Economic Benefits of Green Bonds
Green bonds provide a range of macroeconomic and microeconomic advantages:
- Lower borrowing costs: Many green bonds enjoy pricing benefits or a “greenium,” reflecting strong investor demand and lower perceived risk.
- Long-term infrastructure funding: They enable financing of large-scale, capital-intensive projects aligned with decarbonization goals.
- Diversification and reputational gains: Issuers access new pools of ESG investors while enhancing corporate sustainability branding.
- Improved climate resilience: Projects financed by green bonds often help mitigate climate-related financial risks at systemic and local levels.
Challenges and Greenwashing Risks
Despite their potential, green bonds face challenges that could hinder credibility and impact:
- Lack of standardization: The absence of universally binding taxonomies has led to inconsistent definitions of what qualifies as “green.”
- Greenwashing concerns: Some issuers label bonds “green” without measurable environmental outcomes, undermining trust.
- Verification gaps: Although second-party opinions (SPOs) and external reviews are common, they are often not mandatory or independently audited.

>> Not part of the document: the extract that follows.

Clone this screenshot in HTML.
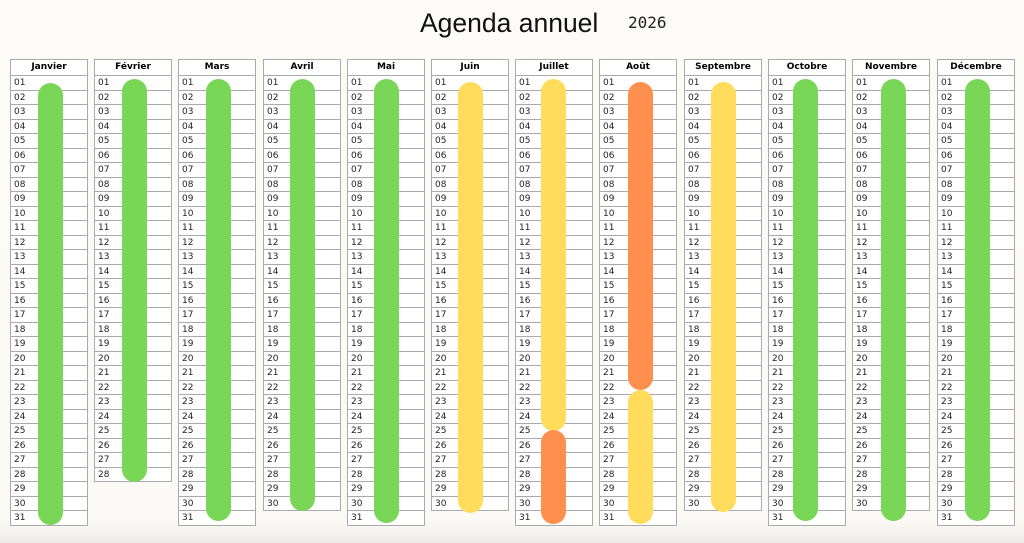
<!DOCTYPE html><html><head><meta charset="utf-8"><style>
body{margin:0;width:1024px;height:543px;background:linear-gradient(#fcfbf8 0,#fbfaf6 520px,#eeece8 543px);font-family:"DejaVu Sans","Liberation Sans",sans-serif;position:relative;overflow:hidden}
.t{position:absolute;left:420px;top:8px;font-size:26.5px;color:#111;font-family:"Liberation Sans",sans-serif}
.y{position:absolute;left:628px;top:13px;font-size:16px;color:#222;font-family:"DejaVu Sans Mono",monospace}
.c{position:absolute;top:59px;width:76px;border:1px solid #aaa;border-bottom:none;background:#fff}
.c b{display:block;height:15px;line-height:15px;text-align:center;font-size:9px;border-bottom:1px solid #aaa}
.c i{display:block;font-style:normal;height:13.5px;line-height:14px;font-size:9px;padding-left:3px;border-bottom:1px solid #aaa;color:#222}
.bar{position:absolute;width:25px;border-radius:12.5px}
.g{background:#7ad657}.ye{background:#ffdc5c}.o{background:#ff8f4e}
</style></head><body>
<div class="t">Agenda annuel</div><div class="y">2026</div>
<div class="c" style="left:10px"><b>Janvier</b><i>01</i><i>02</i><i>03</i><i>04</i><i>05</i><i>06</i><i>07</i><i>08</i><i>09</i><i>10</i><i>11</i><i>12</i><i>13</i><i>14</i><i>15</i><i>16</i><i>17</i><i>18</i><i>19</i><i>20</i><i>21</i><i>22</i><i>23</i><i>24</i><i>25</i><i>26</i><i>27</i><i>28</i><i>29</i><i>30</i><i>31</i></div>
<div class="c" style="left:94px"><b>Février</b><i>01</i><i>02</i><i>03</i><i>04</i><i>05</i><i>06</i><i>07</i><i>08</i><i>09</i><i>10</i><i>11</i><i>12</i><i>13</i><i>14</i><i>15</i><i>16</i><i>17</i><i>18</i><i>19</i><i>20</i><i>21</i><i>22</i><i>23</i><i>24</i><i>25</i><i>26</i><i>27</i><i>28</i></div>
<div class="c" style="left:178px"><b>Mars</b><i>01</i><i>02</i><i>03</i><i>04</i><i>05</i><i>06</i><i>07</i><i>08</i><i>09</i><i>10</i><i>11</i><i>12</i><i>13</i><i>14</i><i>15</i><i>16</i><i>17</i><i>18</i><i>19</i><i>20</i><i>21</i><i>22</i><i>23</i><i>24</i><i>25</i><i>26</i><i>27</i><i>28</i><i>29</i><i>30</i><i>31</i></div>
<div class="c" style="left:263px"><b>Avril</b><i>01</i><i>02</i><i>03</i><i>04</i><i>05</i><i>06</i><i>07</i><i>08</i><i>09</i><i>10</i><i>11</i><i>12</i><i>13</i><i>14</i><i>15</i><i>16</i><i>17</i><i>18</i><i>19</i><i>20</i><i>21</i><i>22</i><i>23</i><i>24</i><i>25</i><i>26</i><i>27</i><i>28</i><i>29</i><i>30</i></div>
<div class="c" style="left:347px"><b>Mai</b><i>01</i><i>02</i><i>03</i><i>04</i><i>05</i><i>06</i><i>07</i><i>08</i><i>09</i><i>10</i><i>11</i><i>12</i><i>13</i><i>14</i><i>15</i><i>16</i><i>17</i><i>18</i><i>19</i><i>20</i><i>21</i><i>22</i><i>23</i><i>24</i><i>25</i><i>26</i><i>27</i><i>28</i><i>29</i><i>30</i><i>31</i></div>
<div class="c" style="left:431px"><b>Juin</b><i>01</i><i>02</i><i>03</i><i>04</i><i>05</i><i>06</i><i>07</i><i>08</i><i>09</i><i>10</i><i>11</i><i>12</i><i>13</i><i>14</i><i>15</i><i>16</i><i>17</i><i>18</i><i>19</i><i>20</i><i>21</i><i>22</i><i>23</i><i>24</i><i>25</i><i>26</i><i>27</i><i>28</i><i>29</i><i>30</i></div>
<div class="c" style="left:515px"><b>Juillet</b><i>01</i><i>02</i><i>03</i><i>04</i><i>05</i><i>06</i><i>07</i><i>08</i><i>09</i><i>10</i><i>11</i><i>12</i><i>13</i><i>14</i><i>15</i><i>16</i><i>17</i><i>18</i><i>19</i><i>20</i><i>21</i><i>22</i><i>23</i><i>24</i><i>25</i><i>26</i><i>27</i><i>28</i><i>29</i><i>30</i><i>31</i></div>
<div class="c" style="left:599px"><b>Août</b><i>01</i><i>02</i><i>03</i><i>04</i><i>05</i><i>06</i><i>07</i><i>08</i><i>09</i><i>10</i><i>11</i><i>12</i><i>13</i><i>14</i><i>15</i><i>16</i><i>17</i><i>18</i><i>19</i><i>20</i><i>21</i><i>22</i><i>23</i><i>24</i><i>25</i><i>26</i><i>27</i><i>28</i><i>29</i><i>30</i><i>31</i></div>
<div class="c" style="left:684px"><b>Septembre</b><i>01</i><i>02</i><i>03</i><i>04</i><i>05</i><i>06</i><i>07</i><i>08</i><i>09</i><i>10</i><i>11</i><i>12</i><i>13</i><i>14</i><i>15</i><i>16</i><i>17</i><i>18</i><i>19</i><i>20</i><i>21</i><i>22</i><i>23</i><i>24</i><i>25</i><i>26</i><i>27</i><i>28</i><i>29</i><i>30</i></div>
<div class="c" style="left:768px"><b>Octobre</b><i>01</i><i>02</i><i>03</i><i>04</i><i>05</i><i>06</i><i>07</i><i>08</i><i>09</i><i>10</i><i>11</i><i>12</i><i>13</i><i>14</i><i>15</i><i>16</i><i>17</i><i>18</i><i>19</i><i>20</i><i>21</i><i>22</i><i>23</i><i>24</i><i>25</i><i>26</i><i>27</i><i>28</i><i>29</i><i>30</i><i>31</i></div>
<div class="c" style="left:852px"><b>Novembre</b><i>01</i><i>02</i><i>03</i><i>04</i><i>05</i><i>06</i><i>07</i><i>08</i><i>09</i><i>10</i><i>11</i><i>12</i><i>13</i><i>14</i><i>15</i><i>16</i><i>17</i><i>18</i><i>19</i><i>20</i><i>21</i><i>22</i><i>23</i><i>24</i><i>25</i><i>26</i><i>27</i><i>28</i><i>29</i><i>30</i></div>
<div class="c" style="left:937px"><b>Décembre</b><i>01</i><i>02</i><i>03</i><i>04</i><i>05</i><i>06</i><i>07</i><i>08</i><i>09</i><i>10</i><i>11</i><i>12</i><i>13</i><i>14</i><i>15</i><i>16</i><i>17</i><i>18</i><i>19</i><i>20</i><i>21</i><i>22</i><i>23</i><i>24</i><i>25</i><i>26</i><i>27</i><i>28</i><i>29</i><i>30</i><i>31</i></div>
<div class="bar g" style="left:38px;top:83px;height:442px"></div>
<div class="bar g" style="left:122px;top:79px;height:403px"></div>
<div class="bar g" style="left:206px;top:79px;height:442px"></div>
<div class="bar g" style="left:290px;top:79px;height:432px"></div>
<div class="bar g" style="left:374px;top:79px;height:444px"></div>
<div class="bar ye" style="left:458px;top:82px;height:431px"></div>
<div class="bar ye" style="left:541px;top:79px;height:352px"></div>
<div class="bar o" style="left:541px;top:430px;height:94px"></div>
<div class="bar o" style="left:628px;top:82px;height:308px"></div>
<div class="bar ye" style="left:628px;top:390px;height:134px"></div>
<div class="bar ye" style="left:711px;top:82px;height:430px"></div>
<div class="bar g" style="left:793px;top:79px;height:442px"></div>
<div class="bar g" style="left:881px;top:79px;height:442px"></div>
<div class="bar g" style="left:965px;top:79px;height:442px"></div>
</body></html>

- Data and disclosure limitations: Inadequate post-issuance reporting impedes evaluation of environmental benefits.
To address these issues, the EU introduced the EU Green Bond Standard, requiring full alignment with the EU Taxonomy and mandatory external verification—setting a precedent for stricter global norms.
Case Study: Chile’s Sovereign Green Bond Program
Chile was the first Latin American country to issue sovereign green bonds, raising over $7 billion between 2019 and 2023. Proceeds were allocated to clean transport (e.g., Santiago’s electric buses), renewable energy infrastructure, and energy efficiency in schools.

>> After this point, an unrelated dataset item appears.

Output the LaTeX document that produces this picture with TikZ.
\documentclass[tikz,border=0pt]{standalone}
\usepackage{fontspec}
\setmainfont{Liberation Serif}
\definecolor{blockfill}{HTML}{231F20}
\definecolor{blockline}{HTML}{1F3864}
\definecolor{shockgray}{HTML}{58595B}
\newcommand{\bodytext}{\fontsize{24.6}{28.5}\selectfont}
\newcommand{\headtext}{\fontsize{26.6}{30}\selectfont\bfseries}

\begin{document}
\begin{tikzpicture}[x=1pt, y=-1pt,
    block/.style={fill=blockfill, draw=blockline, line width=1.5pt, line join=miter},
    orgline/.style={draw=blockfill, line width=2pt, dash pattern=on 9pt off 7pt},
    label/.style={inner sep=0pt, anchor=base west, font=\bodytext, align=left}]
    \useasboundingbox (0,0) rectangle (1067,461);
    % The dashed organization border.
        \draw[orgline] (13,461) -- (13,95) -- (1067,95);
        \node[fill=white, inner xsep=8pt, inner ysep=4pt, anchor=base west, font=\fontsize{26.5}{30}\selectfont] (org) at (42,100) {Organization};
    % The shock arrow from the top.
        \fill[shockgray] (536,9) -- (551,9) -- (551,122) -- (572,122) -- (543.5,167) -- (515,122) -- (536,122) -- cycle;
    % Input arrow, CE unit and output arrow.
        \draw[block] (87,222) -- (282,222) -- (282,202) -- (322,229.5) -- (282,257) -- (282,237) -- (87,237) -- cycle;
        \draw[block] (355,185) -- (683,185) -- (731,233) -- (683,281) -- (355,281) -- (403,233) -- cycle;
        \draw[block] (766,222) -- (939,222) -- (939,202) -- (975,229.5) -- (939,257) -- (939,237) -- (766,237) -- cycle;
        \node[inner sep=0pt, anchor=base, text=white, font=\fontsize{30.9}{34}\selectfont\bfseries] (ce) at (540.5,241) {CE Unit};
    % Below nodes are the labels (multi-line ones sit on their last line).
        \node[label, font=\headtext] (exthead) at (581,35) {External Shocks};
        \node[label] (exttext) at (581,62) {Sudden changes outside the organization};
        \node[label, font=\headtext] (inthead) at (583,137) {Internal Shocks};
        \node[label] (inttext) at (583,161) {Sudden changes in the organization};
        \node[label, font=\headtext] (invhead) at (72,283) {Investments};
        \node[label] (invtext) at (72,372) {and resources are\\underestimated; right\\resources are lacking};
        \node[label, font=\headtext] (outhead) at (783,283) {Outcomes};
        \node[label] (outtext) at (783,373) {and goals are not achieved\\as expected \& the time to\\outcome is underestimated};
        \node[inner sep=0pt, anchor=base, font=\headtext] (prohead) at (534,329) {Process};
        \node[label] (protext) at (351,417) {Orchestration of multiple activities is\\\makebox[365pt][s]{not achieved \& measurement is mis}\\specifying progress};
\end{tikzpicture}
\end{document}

Independent evaluations estimated that Chile’s green bond program reduced over 2 million metric tons of CO₂ emissions annually and improved investor confidence in emerging market sustainability initiatives.

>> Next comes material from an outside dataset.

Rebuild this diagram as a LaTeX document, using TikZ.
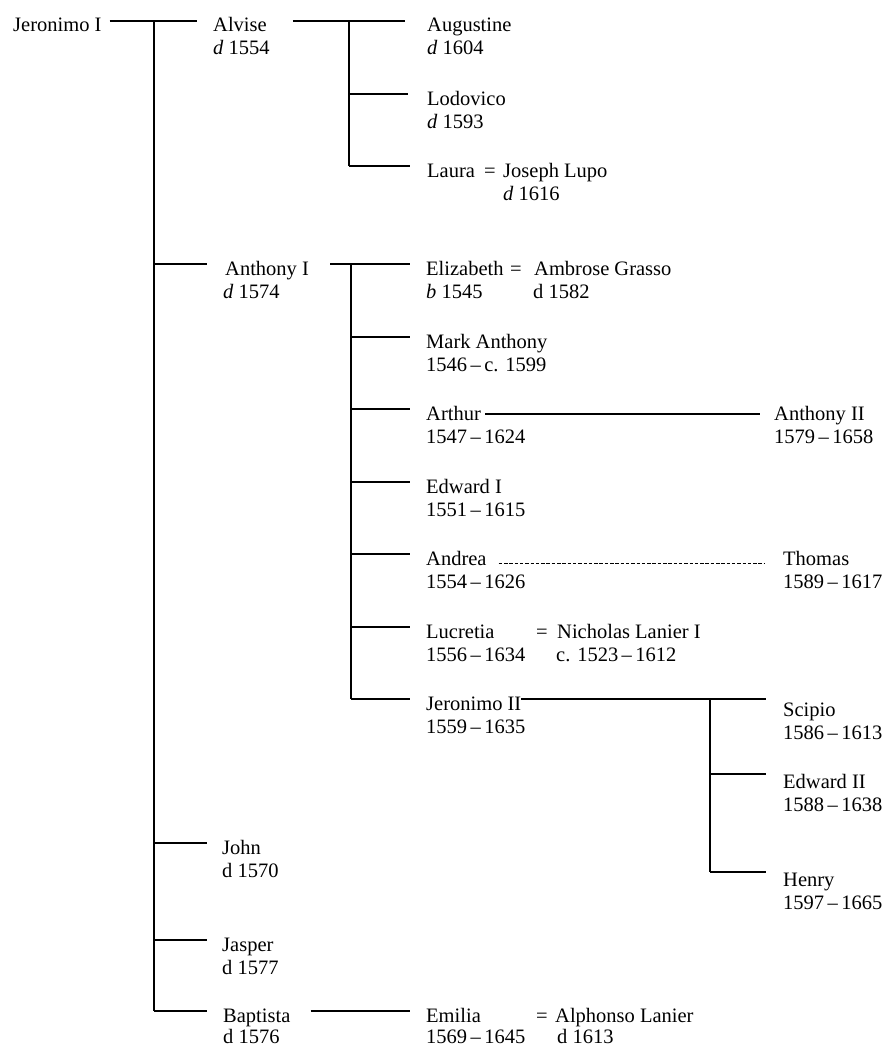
\documentclass[tikz,border=0pt]{standalone}
\usepackage{fontspec}
\setmainfont{Liberation Serif}
\newcommand{\treefont}{\fontsize{20.5}{23}\selectfont}
\begin{document}
\begin{tikzpicture}[x=1pt,y=-1pt,
  conn/.style={line width=1.3pt},
  dotconn/.style={line width=0.9pt, dash pattern=on 3.5pt off 1.8pt},
  nm/.style={anchor=base west, inner sep=0pt, text height=22pt, text depth=0pt, font=\treefont},
  nmr/.style={nm, text height=28pt},
  dt/.style={anchor=base west, inner sep=0pt, font=\treefont}]
\useasboundingbox (0,0) rectangle (885,1049);

% generation 0 and 1
\node[nm] (jer) at (13,32) {Jeronimo I};
\node[nm] (alvise) at (213,32) {Alvise};
\node[dt] (alvise-d) at (213,55) {\textit{d} 1554};
\node[nm] (anthony) at (225,275) {Anthony I};
\node[dt] (anthony-d) at (223,298) {\textit{d} 1574};
\node[nm] (john) at (222,854) {John};
\node[dt] (john-d) at (222,877) {d 1570};
\node[nm] (jasper) at (222,951) {Jasper};
\node[dt] (jasper-d) at (222,974) {d 1577};
\node[nm] (baptista) at (223,1022) {Baptista};
\node[dt] (baptista-d) at (223,1043) {d 1576};

% Alvise's children
\node[nm] (augustine) at (427,32) {Augustine};
\node[dt] (augustine-d) at (427,55) {\textit{d} 1604};
\node[nm] (lodovico) at (427,105) {Lodovico};
\node[dt] (lodovico-d) at (427,128) {\textit{d} 1593};
\node[nm] (laura) at (427,177) {Laura};
\node[dt] (laura-eq) at (484,177) {=};
\node[dt] (lupo) at (503,177) {Joseph Lupo};
\node[dt] (lupo-d) at (503,200) {\textit{d} 1616};

% Anthony's children
\node[nm] (elizabeth) at (426,275) {Elizabeth};
\node[dt] (elizabeth-eq) at (510,275) {=};
\node[dt] (grasso) at (534,275) {Ambrose Grasso};
\node[dt] (elizabeth-d) at (426,298) {\textit{b} 1545};
\node[dt] (grasso-d) at (533,298) {d 1582};
\node[nm] (markanthony) at (426,348) {Mark Anthony};
\node[dt] (markanthony-d) at (426,371) {1546\,--\,c. 1599};
\node[nm] (arthur) at (426,420) {Arthur};
\node[dt] (arthur-d) at (426,443) {1547\,--\,1624};
\node[nm] (edwardi) at (426,493) {Edward I};
\node[dt] (edwardi-d) at (426,516) {1551\,--\,1615};
\node[nm] (andrea) at (426,565) {Andrea};
\node[dt] (andrea-d) at (426,588) {1554\,--\,1626};
\node[nm] (lucretia) at (426,638) {Lucretia};
\node[dt] (lucretia-eq) at (536,638) {=};
\node[dt] (lanier) at (557,638) {Nicholas Lanier I};
\node[dt] (lucretia-d) at (426,661) {1556\,--\,1634};
\node[dt] (lanier-d) at (556,661) {c. 1523\,--\,1612};
\node[nm] (jeronimoii) at (426,710) {Jeronimo II};
\node[dt] (jeronimoii-d) at (426,733) {1559\,--\,1635};

% Baptista's child
\node[nm] (emilia) at (426,1022) {Emilia};
\node[dt] (emilia-eq) at (536,1022) {=};
\node[dt] (alphonso) at (555,1022) {Alphonso Lanier};
\node[dt] (emilia-d) at (426,1043) {1569\,--\,1645};
\node[dt] (alphonso-d) at (557,1043) {d 1613};

% third generation
\node[nm] (anthonyii) at (774,420) {Anthony II};
\node[dt] (anthonyii-d) at (774,443) {1579\,--\,1658};
\node[nm] (thomas) at (783,565) {Thomas};
\node[dt] (thomas-d) at (783,588) {1589\,--\,1617};
\node[nmr] (scipio) at (783,716) {Scipio};
\node[dt] (scipio-d) at (783,739) {1586\,--\,1613};
\node[nmr] (edwardii) at (783,788) {Edward II};
\node[dt] (edwardii-d) at (783,811) {1588\,--\,1638};
\node[nmr] (henry) at (783,886) {Henry};
\node[dt] (henry-d) at (783,909) {1597\,--\,1665};

% junctions
\coordinate (j0) at (154,21);
\coordinate (j1) at (349,21);
\coordinate (j2) at (351,264);
\coordinate (j3) at (710,699);

% Jeronimo I
\draw[conn, shorten <=8pt, shorten >=16pt] (jer.east) -- (alvise.west);
\draw[conn] (j0) -- (j0 |- baptista.west);
\draw[conn, shorten >=18pt] (j0 |- anthony.west) -- (anthony.west);
\draw[conn, shorten >=15pt] (j0 |- john.west) -- (john.west);
\draw[conn, shorten >=15pt] (j0 |- jasper.west) -- (jasper.west);
\draw[conn, shorten >=16pt] (j0 |- baptista.west) -- (baptista.west);

% Alvise
\draw[conn, shorten <=26pt, shorten >=22pt] (alvise.east) -- (augustine.west);
\draw[conn] (j1) -- (j1 |- laura.west);
\draw[conn, shorten >=19pt] (j1 |- lodovico.west) -- (lodovico.west);
\draw[conn, shorten >=17pt] (j1 |- laura.west) -- (laura.west);

% Anthony I
\draw[conn, shorten <=21pt, shorten >=16pt] (anthony.east) -- (elizabeth.west);
\draw[conn] (j2) -- (j2 |- jeronimoii.west);
\draw[conn, shorten >=16pt] (j2 |- markanthony.west) -- (markanthony.west);
\draw[conn, shorten >=16pt] (j2 |- arthur.west) -- (arthur.west);
\draw[conn, shorten >=16pt] (j2 |- edwardi.west) -- (edwardi.west);
\draw[conn, shorten >=16pt] (j2 |- andrea.west) -- (andrea.west);
\draw[conn, shorten >=16pt] (j2 |- lucretia.west) -- (lucretia.west);
\draw[conn, shorten >=16pt] (j2 |- jeronimoii.west) -- (jeronimoii.west);

% Arthur, Andrea
\draw[conn, shorten <=4pt, shorten >=14pt] ([yshift=-5pt]arthur.east) -- ([yshift=-5pt]anthonyii.west);
\draw[dotconn, shorten <=12pt, shorten >=18pt] ([yshift=-9pt]andrea.east) -- ([yshift=-9pt]thomas.west);

% Jeronimo II
\draw[conn, shorten >=17pt] (jeronimoii.east) -- (jeronimoii.east -| scipio.west);
\draw[conn] (j3) -- (j3 |- henry.west);
\draw[conn, shorten >=17pt] (j3 |- edwardii.west) -- (edwardii.west);
\draw[conn, shorten >=17pt] (j3 |- henry.west) -- (henry.west);

% Baptista
\draw[conn, shorten <=20pt, shorten >=16pt] (baptista.east) -- (emilia.west);
\end{tikzpicture}
\end{document}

Greening Global Finance: Policy and Market Synergies
To unlock the full potential of green bonds, coordinated efforts are needed across public and private sectors:
- Public sector role: Governments can issue sovereign green bonds, establish taxonomies, and incentivize green issuance via guarantees or tax credits.
- Private sector innovation: Financial institutions can develop green securitizations, sustainability-linked instruments, and blockchain-based green bond platforms.
- Regulatory harmonization: Global bodies like the IMF, IOSCO, and G20 must work toward convergence of disclosure and verification standards.
As the global economy pivots toward net-zero emissions, green bonds stand at the intersection of capital markets and climate action. Their success will depend not only on volume but on transparency, integrity, and demonstrable impact.